FAM Blunder — When Ignorance Costs a Nation Its Pride
By Amarjeet Singh @ AJ | Coaching4Champions
The FIFA ruling against FAM and seven so-called “heritage players” has become the latest embarrassment for Malaysian football. And let’s be clear: this is not a JDT issue. Only three JDT players were involved, and every piece of documentation was handled by FAM — not the clubs.
📑 The Blunder That Broke Confidence
FIFA found forged or falsified documents submitted to validate player eligibility. That is not a clerical mistake — it’s a collapse of administrative integrity. And when the Football Association of Malaysia (FAM) says it was an “administrative error,” the entire football fraternity has a right to ask: Was this ignorance, incompetence, or intentional sabotage?
“Was it poor English comprehension? Misinterpretation of forms? Or did someone inside FAM deliberately sabotage the submission process?”
For years, internal issues at FAM have been whispered about — resignations, political appointments, and opaque decision-making. Now, the whispers are echoes that the world can hear.
⚖️ FAM Needs Legal and Linguistic Experts
If the documents were prepared, verified, and submitted by FAM, then the responsibility lies squarely with them. Not with players. Not with clubs. Certainly not with JDT.
In any professional federation, documents of this nature should go through a compliance team — legal, linguistic, and technical — before being sent to FIFA. This is international football, not a local district league form. The inability to understand simple eligibility documents in English is not an excuse; it’s an indictment of leadership quality.
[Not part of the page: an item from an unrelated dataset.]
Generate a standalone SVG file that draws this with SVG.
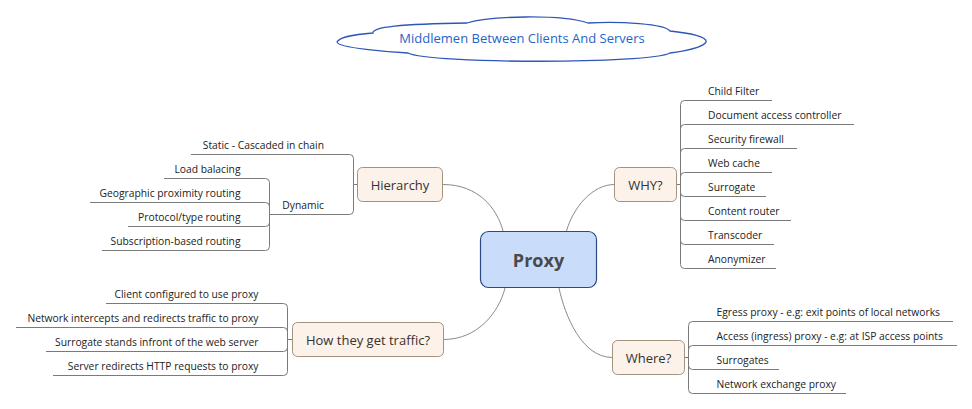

🕵️♂️ Questions That Demand Answers
- Who inside FAM prepared and submitted these documents?
- Who verified the citizenship and eligibility data?
- Why was the National Registration Department (NRD) not formally cross-referenced?
- Were there any internal checks or audits before submission?
- And if this was “human error,” who is the human?
Bukit Gelugor MP Ramkarpal Singh has called for a full police investigation. He’s right. When FIFA mentions forgery, that’s a criminal allegation — not a typo. The public deserves transparency and accountability, not another round of diplomatic wordplay.
⚽️ JDT: Powerhouse, Not the Culprit
Let’s repeat it: only three JDT players were part of this heritage group. The entire process — from verification to submission — was under FAM’s control. If those players are now suspended for 12 months, who pays their wages? Who protects their welfare? It won’t be FAM. It’ll be JDT — the same club that runs football like a professional institution while others run it like a committee meeting.
“JDT is not a pushover — it’s a system. A powerhouse built on structure, welfare, and accountability.”
When players wear that badge, they represent a club that takes care of them — not one that throws them under the bus when administrators fail to read and submit documents correctly.
🧩 The Real Issue — FAM’s Culture of Excuses
Every few years, we hear about “restructuring,” “reviews,” and “roadmaps.” Yet, internal letters, staff resignations, and allegations of abuse of authority keep surfacing. This isn’t bad luck — it’s bad management.
Instead of fixing internal systems, FAM blames “administrative mistakes.” Instead of owning up, they hide behind the Official Secrets Act. Instead of accountability, they use words like “miscommunication.”
💥 Time for FAM to Face the Mirror
How many more blunders will we tolerate? How long before someone says enough? If football is to grow in Malaysia, the first reform must begin at Wisma FAM — with leadership that can read, understand, and execute to global standards.
This scandal has damaged our reputation internationally. It’s time the Sports Ministry and the Malaysian Anti-Corruption Commission (MACC) look into FAM’s internal governance, hiring standards, and documentation practices.
🧱 Conclusion: Don’t Drag Builders Into Bureaucratic Blunders
JDT’s name should not even be in this sentence. They build while others blunder. They produce results while others make excuses. If Malaysia wants to climb back onto the football map, we must protect the builders — and hold the blunder-makers accountable.